Biscuits and gravy are something of a dime-a-dozen fair breakfast, so listen up: The peak experience is at My Sausage Sister & Me, where siblings Cherie Peterson and Merry Barry pull tender, flaky buttermilk biscuits out of the oven all day (starting at 8 a.m.), then bury them in a creamy white gravy that’s peppered with plenty of lively pork sausage (made by Lorentz Meats in Cannon Falls, Minn.) that’s seasoned with cumin, cayenne and green chiles ($6). A meat-free alternative wallows in tons of butter and house-made strawberry-rhubarb jam ($3). “Good morning,” indeed.
There are a handful of baked-fresh cinnamon roll purveyors that I’d recommend, including Buni’s Cinnamon Rolls, Cinnamon Rolls and Cinni Smiths. But this year, consider opting for a breakfast roll gussied up by the over-the-top craziness found in, say, Big Fat Bacon, the follow-your-nose vendor that spears ridiculously large slabs of bacon on-a-stick.
I’m talking about the maple-bacon caramel roll that’s produced by the Birchwood Cafe in Minneapolis for the Minnesota Farmers Union, a barely sweet spiral of yeasted dough dotted with an excess amount of crisp, smoky, Minnesota-made bacon bits (“We figured it’s the State Fair, so why not?” said chef Marshall Paulsen with a laugh) and glazed with a bacon fat-infused caramel sauce ($5).
Someone’s cooking, Lord
The volunteer-driven church dining hall remains a fair tradition. In the case of Hamline United Methodist Church, it’s a remarkable 118-year tradition. Go for the affordable, church basement-style fare (two eggs, two pancakes and bacon or sausage is $7.75, and it’s from 7 to 10:30 a.m.). Then stay for the camaraderie among the friendly volunteer staff. Talk about dedication. This year, six Hamliners will be recognized for 50 years — yes, a half-century, per person — of donating their time (not to mention their aching feet) to the church’s dining hall.

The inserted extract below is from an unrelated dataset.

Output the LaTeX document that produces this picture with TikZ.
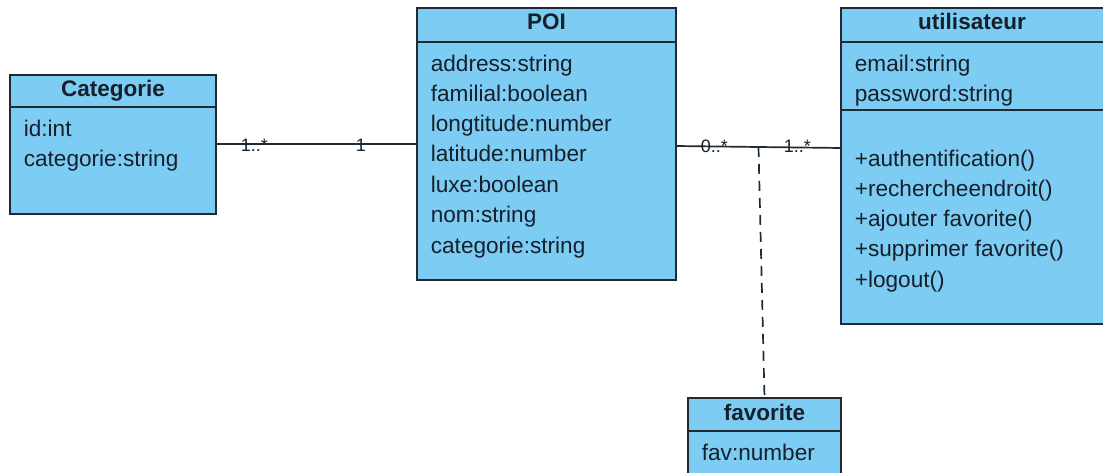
\documentclass[tikz,border=0pt]{standalone}
\usepackage{fontspec}
\setmainfont{Liberation Sans}
\usetikzlibrary{positioning}
\definecolor{classfill}{HTML}{7DCCF3}
\definecolor{classline}{HTML}{1F2A33}
\definecolor{classtext}{HTML}{15202B}
\tikzset{
    classbox/.style={draw=classline, fill=classfill, inner sep=0pt, outer sep=0pt},
    classname/.style={anchor=base, inner sep=0pt, text=classtext, font=\fontsize{22.5}{26}\selectfont\bfseries},
    member/.style={anchor=base west, inner sep=0pt, text=classtext, font=\fontsize{22.6}{26}\selectfont},
    mult/.style={anchor=base west, inner sep=0pt, text=classtext, font=\fontsize{18}{20}\selectfont},
    assocline/.style={draw=classline},
    favline/.style={draw=classline, dash pattern=on 10pt off 7pt}
}

\begin{document}
\begin{tikzpicture}[x=1pt, y=-1pt, line width=1.7pt]
            \useasboundingbox (0,0) rectangle (1103,473);
            % Categorie
            \node[classbox, anchor=north west, minimum width=206pt, minimum height=32pt] (cat) at (10,75) {};
            \node[classbox, minimum width=206pt, minimum height=107pt, below=0pt of cat] (catbody) {};
            \node[classname] (catname) at (113,97) {Categorie};
            \node[member] (catid) at (23,137) {id:int};
            \node[member] (catcat) at (23,167) {categorie:string};
            % POI
            \node[classbox, anchor=north west, minimum width=259pt, minimum height=34pt] (poi) at (417,8) {};
            \node[classbox, minimum width=259pt, minimum height=238pt, below=0pt of poi] (poibody) {};
            \node[classname] (poiname) at (546.5,30) {POI};
            \node[member] (poiaddr) at (430,72) {address:string};
            \node[member] (poifam) at (430,102) {familial:boolean};
            \node[member] (poilong) at (430,132) {longtitude:number};
            \node[member] (poilat) at (430,162) {latitude:number};
            \node[member] (poiluxe) at (430,193) {luxe:boolean};
            \node[member] (poinom) at (430,223) {nom:string};
            \node[member] (poicat) at (430,253) {categorie:string};
            % utilisateur
            \node[classbox, anchor=north west, minimum width=263pt, minimum height=34pt] (util) at (841,8) {};
            \node[classbox, minimum width=263pt, minimum height=68pt, below=0pt of util] (utilattr) {};
            \node[classbox, minimum width=263pt, minimum height=214pt, below=0pt of utilattr] (utilops) {};
            \node[classname] (utilname) at (972,30) {utilisateur};
            \node[member] (utilmail) at (854,72) {email:string};
            \node[member] (utilpass) at (854,102) {password:string};
            \node[member] (utilauth) at (854,167) {+authentification()};
            \node[member] (utilrech) at (854,197) {+rechercheendroit()};
            \node[member] (utiladd) at (854,227) {+ajouter favorite()};
            \node[member] (utildel) at (854,257) {+supprimer favorite()};
            \node[member] (utilout) at (854,287) {+logout()};
            % favorite
            \node[classbox, anchor=north west, minimum width=153pt, minimum height=33pt] (fav) at (688,398) {};
            \node[classbox, minimum width=153pt, minimum height=60pt, below=0pt of fav] (favbody) {};
            \node[classname] (favname) at (764.5,420) {favorite};
            \node[member] (favnum) at (701,460) {fav:number};
            % associations
            \draw[assocline] ([yshift=16.5pt]catbody.east) -- ([yshift=17pt]poibody.west);
            \draw[assocline] ([yshift=15pt]poibody.east) -- coordinate[pos=0.5] (favmid) ([yshift=69pt]utilops.west);
            \draw[favline] (favmid) -- (fav.north);
            \node[mult] (catmult) at (240,152) {1..*};
            \node[mult] (poimult) at (355,152) {1};
            \node[mult] (poifavmult) at (700,153) {0..*};
            \node[mult] (utilmult) at (783,153) {1..*};
        \end{tikzpicture}
\end{document}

By comparison, Salem Lutheran Church is a relative newcomer, with 67 summers on the fairgrounds. Along with a menu that’s full of morning basics — buttermilk pancakes, French toast — the north Minneapolis congregation offers its share of fair rarities, including a breezy screened porch of a dining room that feels plucked right out of a lakeside Bible camp, right down to the picnic tables. Oh, and its one-of-a-kind Swedish egg coffee, which is basically percolator-style java made using grounds moistened with an egg-water paste; a bottomless cup is $1.50. “We’ll go through up to 50 pots of it per day,” said manager Mario Carrillo. “It’s our claim to fame.”
Meanwhile, Robbinsdale OES Dining Hall is marking its 78th year on the fairgrounds in 2015, and the fraternal organization really shines when it comes to pancakes: nutty-brown buttermilks, or flapjacks fashioned from a Minnesota-made wild rice flour. Both can be served with fresh blueberries, and there’s a chocolate chip version for kids. Pancakes are available from 7 a.m. to 8 p.m., as is the other house specialty, French toast, including versions made with peanut butter and jelly (grape or strawberry) or one made with a split cinnamon roll. Top price: $8.50.
Finally, three cheers to the Peg, another card-carrying member of a different kind of fairgrounds’ dying breed, the all-American diner.
“We’re one of the last left standing,” said co-owner Tim Carlson, who is celebrating his 28th summer at the Great Minnesota Get-Together.
And thriving, thankfully. On a busy day, between 6 and 11 a.m., the full-service restaurant will serve 400 stick-to-your-ribs breakfasts. Along with the fair’s best buttermilk pancakes, expect to find steak and eggs, thick-sliced cinnamon French toast and hash browns. Nothing fancy, just no-nonsense short-order cooking, at family-friendly prices.
“Today, everyone is looking for that one-hit wonder,” said Carlson. “But here, we’re basically all about good-old home cooking — I call it comfort food — that people can sit down and enjoy before they start their day at the fair.”